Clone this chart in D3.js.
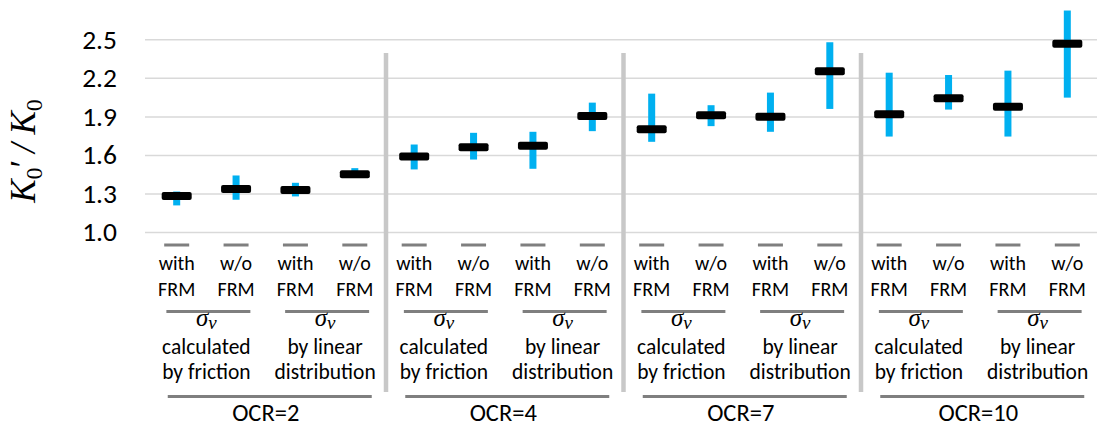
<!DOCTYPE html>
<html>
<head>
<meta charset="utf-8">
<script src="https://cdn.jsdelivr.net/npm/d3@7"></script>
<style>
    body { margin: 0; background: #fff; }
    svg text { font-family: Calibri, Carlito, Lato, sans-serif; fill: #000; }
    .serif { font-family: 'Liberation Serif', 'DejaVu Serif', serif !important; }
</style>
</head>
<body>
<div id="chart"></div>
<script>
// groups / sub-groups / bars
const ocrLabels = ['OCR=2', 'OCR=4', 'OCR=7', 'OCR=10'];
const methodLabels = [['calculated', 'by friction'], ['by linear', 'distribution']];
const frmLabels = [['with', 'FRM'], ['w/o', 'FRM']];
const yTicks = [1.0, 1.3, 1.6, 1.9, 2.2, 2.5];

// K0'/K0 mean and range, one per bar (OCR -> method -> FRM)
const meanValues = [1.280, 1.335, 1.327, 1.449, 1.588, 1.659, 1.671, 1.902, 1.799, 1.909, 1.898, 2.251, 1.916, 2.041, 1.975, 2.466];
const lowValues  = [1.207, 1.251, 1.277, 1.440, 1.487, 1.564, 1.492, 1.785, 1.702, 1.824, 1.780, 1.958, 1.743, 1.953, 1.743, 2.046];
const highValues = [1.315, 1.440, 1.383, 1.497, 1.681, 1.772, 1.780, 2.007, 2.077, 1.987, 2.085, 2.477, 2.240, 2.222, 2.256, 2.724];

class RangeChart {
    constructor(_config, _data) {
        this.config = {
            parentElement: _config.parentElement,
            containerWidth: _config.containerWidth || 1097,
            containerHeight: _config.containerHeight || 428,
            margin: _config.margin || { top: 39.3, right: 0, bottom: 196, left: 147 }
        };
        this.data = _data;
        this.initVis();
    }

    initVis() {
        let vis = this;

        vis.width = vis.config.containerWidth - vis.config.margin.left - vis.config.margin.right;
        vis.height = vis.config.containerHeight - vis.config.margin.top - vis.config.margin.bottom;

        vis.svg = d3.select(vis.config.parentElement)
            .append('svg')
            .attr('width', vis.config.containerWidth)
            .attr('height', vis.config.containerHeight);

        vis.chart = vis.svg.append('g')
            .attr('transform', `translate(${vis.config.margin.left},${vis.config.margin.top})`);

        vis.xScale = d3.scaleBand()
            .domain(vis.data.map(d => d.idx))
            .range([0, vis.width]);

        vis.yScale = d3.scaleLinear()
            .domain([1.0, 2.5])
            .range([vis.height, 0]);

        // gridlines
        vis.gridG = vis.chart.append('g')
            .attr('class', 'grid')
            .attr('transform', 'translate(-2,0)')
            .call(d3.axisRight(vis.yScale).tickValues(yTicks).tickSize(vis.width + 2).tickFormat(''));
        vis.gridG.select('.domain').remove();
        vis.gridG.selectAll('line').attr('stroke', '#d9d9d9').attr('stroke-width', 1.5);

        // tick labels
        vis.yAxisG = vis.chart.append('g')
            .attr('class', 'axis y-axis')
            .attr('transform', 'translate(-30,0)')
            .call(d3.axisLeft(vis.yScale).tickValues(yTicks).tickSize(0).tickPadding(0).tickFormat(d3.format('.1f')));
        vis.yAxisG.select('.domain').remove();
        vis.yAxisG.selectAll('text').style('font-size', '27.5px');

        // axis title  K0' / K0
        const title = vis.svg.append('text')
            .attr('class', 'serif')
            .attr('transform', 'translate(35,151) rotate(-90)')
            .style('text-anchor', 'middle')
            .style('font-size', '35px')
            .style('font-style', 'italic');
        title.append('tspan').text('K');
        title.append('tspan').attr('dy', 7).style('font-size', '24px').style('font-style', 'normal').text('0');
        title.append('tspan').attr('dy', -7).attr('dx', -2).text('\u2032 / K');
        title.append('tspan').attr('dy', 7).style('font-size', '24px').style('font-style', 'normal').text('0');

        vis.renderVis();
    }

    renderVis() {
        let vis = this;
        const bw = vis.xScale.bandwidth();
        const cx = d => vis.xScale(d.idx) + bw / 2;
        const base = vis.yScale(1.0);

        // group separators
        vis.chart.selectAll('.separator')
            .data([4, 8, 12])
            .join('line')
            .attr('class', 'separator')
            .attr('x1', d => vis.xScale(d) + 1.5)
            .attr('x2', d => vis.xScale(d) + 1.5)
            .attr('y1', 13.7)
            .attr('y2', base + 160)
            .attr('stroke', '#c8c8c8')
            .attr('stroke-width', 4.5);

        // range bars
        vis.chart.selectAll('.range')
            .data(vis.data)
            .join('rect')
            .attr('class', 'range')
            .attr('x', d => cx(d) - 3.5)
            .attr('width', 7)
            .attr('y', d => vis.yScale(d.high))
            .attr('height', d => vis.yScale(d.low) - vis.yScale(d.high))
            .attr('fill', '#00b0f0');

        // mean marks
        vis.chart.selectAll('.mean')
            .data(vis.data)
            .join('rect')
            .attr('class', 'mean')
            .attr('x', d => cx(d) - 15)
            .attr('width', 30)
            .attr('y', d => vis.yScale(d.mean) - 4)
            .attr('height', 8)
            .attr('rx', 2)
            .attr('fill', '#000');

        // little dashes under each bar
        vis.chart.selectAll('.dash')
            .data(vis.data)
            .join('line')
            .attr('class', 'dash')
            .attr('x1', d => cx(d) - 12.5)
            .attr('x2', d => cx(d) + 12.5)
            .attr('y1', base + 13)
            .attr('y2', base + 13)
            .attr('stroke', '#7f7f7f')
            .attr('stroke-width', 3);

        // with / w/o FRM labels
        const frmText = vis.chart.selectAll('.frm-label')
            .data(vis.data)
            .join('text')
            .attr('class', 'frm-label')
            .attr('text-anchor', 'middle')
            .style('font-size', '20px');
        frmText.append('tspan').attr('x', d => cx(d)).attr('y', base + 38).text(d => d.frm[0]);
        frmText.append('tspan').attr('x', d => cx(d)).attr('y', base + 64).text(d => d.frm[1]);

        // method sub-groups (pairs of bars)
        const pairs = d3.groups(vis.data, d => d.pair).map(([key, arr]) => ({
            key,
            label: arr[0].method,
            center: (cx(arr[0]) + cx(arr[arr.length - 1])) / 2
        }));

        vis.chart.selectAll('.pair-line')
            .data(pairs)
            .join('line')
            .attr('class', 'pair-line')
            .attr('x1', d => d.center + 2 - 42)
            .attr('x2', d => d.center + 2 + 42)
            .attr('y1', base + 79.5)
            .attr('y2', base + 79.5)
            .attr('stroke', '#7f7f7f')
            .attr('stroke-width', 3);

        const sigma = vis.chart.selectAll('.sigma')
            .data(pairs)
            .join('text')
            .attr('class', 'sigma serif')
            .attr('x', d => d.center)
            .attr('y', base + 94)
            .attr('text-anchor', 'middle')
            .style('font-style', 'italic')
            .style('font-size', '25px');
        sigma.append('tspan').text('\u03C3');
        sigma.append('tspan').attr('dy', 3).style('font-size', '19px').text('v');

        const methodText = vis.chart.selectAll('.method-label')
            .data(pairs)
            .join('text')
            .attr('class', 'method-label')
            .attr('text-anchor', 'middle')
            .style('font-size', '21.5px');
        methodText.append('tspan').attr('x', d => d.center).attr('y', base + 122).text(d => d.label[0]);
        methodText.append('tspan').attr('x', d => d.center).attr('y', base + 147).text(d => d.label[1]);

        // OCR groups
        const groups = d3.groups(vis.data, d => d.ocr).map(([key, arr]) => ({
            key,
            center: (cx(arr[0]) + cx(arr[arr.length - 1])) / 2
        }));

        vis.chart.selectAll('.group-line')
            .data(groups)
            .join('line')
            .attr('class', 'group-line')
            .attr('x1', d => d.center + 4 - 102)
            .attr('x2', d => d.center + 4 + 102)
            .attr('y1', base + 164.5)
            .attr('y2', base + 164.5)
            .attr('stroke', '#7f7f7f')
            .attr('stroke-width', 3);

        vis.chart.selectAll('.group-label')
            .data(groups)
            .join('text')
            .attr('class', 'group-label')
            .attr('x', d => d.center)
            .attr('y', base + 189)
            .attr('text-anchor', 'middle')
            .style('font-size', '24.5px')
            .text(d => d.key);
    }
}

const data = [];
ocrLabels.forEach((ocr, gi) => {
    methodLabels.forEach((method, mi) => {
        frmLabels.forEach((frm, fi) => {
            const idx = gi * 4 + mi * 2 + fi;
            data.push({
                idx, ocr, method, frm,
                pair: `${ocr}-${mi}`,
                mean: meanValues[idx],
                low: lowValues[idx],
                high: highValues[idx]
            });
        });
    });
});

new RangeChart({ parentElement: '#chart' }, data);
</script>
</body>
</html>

* * * * *

• _YOUR TASK_
Write down every line from the opening of the listing to the line with "const yTicks = [1.0, 1.3, 1.6, 1.9, 2.2, 2.5];", both included, and nothing else; the pictures are omitted.

• _WORKED SOLUTION_
Clone this chart in D3.js.
<!DOCTYPE html>
<html>
<head>
<meta charset="utf-8">
<script src="https://cdn.jsdelivr.net/npm/d3@7"></script>
<style>
    body { margin: 0; background: #fff; }
    svg text { font-family: Calibri, Carlito, Lato, sans-serif; fill: #000; }
    .serif { font-family: 'Liberation Serif', 'DejaVu Serif', serif !important; }
</style>
</head>
<body>
<div id="chart"></div>
<script>
// groups / sub-groups / bars
const ocrLabels = ['OCR=2', 'OCR=4', 'OCR=7', 'OCR=10'];
const methodLabels = [['calculated', 'by friction'], ['by linear', 'distribution']];
const frmLabels = [['with', 'FRM'], ['w/o', 'FRM']];
const yTicks = [1.0, 1.3, 1.6, 1.9, 2.2, 2.5];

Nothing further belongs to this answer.